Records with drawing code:
※

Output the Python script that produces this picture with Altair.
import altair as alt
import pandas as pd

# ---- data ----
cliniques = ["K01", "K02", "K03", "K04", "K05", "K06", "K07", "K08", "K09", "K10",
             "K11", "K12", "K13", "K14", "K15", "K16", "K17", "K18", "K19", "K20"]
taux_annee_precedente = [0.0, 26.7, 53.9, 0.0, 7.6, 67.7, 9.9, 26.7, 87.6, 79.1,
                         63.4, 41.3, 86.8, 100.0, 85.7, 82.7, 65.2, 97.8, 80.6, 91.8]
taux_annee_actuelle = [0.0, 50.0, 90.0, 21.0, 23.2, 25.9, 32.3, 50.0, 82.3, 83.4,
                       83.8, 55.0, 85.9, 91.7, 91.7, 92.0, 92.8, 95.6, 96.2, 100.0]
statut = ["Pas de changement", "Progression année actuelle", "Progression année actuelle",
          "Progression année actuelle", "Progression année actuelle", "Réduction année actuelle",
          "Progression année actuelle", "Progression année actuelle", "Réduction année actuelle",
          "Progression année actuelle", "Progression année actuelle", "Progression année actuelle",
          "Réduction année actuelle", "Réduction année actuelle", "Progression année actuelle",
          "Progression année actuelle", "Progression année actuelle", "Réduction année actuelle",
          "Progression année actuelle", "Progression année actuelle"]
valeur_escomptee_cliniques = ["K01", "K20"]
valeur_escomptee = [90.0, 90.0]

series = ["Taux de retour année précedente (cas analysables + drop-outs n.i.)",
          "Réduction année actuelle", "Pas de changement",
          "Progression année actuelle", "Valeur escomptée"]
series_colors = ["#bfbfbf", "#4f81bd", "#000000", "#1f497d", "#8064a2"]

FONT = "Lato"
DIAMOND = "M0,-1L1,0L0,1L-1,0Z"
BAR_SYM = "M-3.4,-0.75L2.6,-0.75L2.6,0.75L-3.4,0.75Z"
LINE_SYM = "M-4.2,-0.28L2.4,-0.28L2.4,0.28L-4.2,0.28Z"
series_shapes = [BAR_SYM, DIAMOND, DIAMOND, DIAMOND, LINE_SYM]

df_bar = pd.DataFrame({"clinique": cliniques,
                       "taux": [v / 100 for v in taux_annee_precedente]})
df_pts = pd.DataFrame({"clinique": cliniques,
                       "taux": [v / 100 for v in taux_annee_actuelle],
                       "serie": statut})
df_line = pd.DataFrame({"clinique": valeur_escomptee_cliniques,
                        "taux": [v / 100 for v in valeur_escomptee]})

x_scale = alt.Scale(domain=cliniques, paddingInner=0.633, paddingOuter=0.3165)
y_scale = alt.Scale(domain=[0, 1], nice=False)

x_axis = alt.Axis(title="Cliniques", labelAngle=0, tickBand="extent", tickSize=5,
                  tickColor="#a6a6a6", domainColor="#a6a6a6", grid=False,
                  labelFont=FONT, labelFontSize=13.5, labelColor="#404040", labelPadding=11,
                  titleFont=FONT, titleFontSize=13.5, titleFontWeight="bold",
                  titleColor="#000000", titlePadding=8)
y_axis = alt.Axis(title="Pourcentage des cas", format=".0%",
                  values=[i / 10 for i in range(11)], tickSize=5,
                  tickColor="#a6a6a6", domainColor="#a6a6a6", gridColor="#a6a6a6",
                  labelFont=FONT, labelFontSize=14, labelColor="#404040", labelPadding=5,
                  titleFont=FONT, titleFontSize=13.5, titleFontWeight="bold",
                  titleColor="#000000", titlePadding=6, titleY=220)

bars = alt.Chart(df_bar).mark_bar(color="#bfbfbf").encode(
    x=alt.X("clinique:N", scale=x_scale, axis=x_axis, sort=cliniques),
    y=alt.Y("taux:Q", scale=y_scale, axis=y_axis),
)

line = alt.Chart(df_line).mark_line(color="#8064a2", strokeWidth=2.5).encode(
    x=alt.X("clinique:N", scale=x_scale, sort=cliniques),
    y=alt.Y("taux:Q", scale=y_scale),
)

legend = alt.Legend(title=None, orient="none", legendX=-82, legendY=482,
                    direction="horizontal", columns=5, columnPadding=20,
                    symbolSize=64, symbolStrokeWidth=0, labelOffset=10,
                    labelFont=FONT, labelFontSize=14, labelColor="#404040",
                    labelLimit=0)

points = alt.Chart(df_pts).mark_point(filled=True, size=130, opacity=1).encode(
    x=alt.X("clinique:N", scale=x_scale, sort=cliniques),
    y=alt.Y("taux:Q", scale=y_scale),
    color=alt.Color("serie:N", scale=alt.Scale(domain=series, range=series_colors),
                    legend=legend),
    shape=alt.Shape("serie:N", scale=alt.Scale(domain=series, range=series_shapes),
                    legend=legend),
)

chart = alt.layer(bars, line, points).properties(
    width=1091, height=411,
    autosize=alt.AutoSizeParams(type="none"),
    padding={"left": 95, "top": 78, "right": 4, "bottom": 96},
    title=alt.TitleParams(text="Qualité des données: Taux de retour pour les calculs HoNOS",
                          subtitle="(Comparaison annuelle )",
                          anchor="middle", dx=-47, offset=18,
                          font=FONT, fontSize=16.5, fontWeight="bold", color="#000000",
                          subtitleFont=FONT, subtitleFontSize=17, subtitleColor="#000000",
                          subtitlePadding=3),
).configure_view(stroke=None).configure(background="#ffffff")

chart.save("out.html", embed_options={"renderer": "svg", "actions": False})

※

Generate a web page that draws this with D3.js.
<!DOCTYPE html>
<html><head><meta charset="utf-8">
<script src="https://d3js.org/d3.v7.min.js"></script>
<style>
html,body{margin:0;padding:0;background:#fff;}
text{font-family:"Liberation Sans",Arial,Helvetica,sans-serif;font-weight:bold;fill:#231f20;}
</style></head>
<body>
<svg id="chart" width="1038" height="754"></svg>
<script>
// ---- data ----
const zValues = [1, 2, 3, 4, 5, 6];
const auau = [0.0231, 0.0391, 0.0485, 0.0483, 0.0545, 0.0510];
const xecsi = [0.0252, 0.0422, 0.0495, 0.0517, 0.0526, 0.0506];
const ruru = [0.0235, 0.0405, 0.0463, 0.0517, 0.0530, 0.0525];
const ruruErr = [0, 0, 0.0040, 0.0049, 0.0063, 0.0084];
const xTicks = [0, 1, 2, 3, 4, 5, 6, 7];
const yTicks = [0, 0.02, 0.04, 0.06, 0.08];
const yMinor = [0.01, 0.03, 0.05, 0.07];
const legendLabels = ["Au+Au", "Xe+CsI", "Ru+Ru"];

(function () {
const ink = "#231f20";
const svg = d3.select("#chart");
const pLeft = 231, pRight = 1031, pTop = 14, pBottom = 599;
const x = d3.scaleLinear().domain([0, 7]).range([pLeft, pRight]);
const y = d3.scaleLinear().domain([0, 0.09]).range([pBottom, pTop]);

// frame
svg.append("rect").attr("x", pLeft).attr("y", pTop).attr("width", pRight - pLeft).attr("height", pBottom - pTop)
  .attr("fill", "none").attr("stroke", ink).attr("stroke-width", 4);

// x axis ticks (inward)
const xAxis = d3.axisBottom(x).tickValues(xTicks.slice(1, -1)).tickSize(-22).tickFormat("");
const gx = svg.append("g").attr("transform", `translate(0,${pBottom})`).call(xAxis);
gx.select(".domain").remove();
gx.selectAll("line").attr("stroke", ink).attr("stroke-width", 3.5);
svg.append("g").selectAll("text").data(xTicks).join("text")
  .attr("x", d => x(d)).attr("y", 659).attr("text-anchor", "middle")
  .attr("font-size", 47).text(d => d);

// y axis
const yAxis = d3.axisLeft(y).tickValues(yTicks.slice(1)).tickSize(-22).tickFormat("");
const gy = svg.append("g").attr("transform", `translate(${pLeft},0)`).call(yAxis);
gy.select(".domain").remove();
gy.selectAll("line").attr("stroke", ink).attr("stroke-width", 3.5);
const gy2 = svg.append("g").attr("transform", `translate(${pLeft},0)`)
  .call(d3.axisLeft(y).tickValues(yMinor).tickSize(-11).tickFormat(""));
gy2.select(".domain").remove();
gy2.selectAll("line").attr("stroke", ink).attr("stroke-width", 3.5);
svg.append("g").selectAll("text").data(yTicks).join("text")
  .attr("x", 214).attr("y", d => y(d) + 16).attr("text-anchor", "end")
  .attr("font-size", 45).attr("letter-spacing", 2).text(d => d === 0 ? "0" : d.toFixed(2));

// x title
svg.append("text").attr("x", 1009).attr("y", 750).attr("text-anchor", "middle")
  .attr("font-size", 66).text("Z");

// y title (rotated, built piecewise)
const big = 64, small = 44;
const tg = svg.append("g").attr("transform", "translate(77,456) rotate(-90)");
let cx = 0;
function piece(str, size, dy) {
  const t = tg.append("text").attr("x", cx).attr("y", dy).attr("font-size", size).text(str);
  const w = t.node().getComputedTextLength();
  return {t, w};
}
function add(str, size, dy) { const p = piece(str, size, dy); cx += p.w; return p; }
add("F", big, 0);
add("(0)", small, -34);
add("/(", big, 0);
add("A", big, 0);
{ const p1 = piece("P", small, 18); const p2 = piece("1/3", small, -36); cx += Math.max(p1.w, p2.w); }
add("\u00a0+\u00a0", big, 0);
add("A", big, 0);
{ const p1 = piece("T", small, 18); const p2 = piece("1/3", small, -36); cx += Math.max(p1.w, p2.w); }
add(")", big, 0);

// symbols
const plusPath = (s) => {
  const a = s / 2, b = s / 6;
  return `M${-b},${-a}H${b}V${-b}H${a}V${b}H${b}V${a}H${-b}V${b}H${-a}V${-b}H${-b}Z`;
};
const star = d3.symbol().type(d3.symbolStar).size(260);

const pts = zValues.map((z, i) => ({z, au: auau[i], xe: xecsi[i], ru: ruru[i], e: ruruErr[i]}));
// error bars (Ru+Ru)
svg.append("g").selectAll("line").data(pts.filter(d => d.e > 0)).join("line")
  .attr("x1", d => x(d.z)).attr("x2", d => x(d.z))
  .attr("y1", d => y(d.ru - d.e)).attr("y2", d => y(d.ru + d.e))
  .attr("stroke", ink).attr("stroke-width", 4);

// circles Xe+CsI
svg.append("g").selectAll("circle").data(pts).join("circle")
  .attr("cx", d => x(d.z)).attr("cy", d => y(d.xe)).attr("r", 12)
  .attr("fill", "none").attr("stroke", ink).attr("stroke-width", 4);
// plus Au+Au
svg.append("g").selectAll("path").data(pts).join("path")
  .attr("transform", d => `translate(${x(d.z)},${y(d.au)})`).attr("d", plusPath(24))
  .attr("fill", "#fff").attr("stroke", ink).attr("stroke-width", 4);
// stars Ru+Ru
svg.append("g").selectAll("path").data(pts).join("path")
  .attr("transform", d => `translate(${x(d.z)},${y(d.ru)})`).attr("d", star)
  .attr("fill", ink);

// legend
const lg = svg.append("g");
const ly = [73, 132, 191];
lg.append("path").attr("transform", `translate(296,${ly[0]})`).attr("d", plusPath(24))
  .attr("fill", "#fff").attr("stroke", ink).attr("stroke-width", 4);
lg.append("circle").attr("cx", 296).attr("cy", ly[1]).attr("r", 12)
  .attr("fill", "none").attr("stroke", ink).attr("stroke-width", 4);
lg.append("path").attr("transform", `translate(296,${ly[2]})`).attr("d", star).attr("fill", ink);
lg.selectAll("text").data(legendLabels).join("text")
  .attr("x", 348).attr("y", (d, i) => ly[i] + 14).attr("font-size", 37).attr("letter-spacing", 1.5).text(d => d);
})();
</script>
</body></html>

※

From the records above, retype only the lines starting at the line that contains "Output the Python" and ending at the line that contains "import pandas as pd", both included.

Solution to this problem:
Output the Python script that produces this picture with Altair.
import altair as alt
import pandas as pd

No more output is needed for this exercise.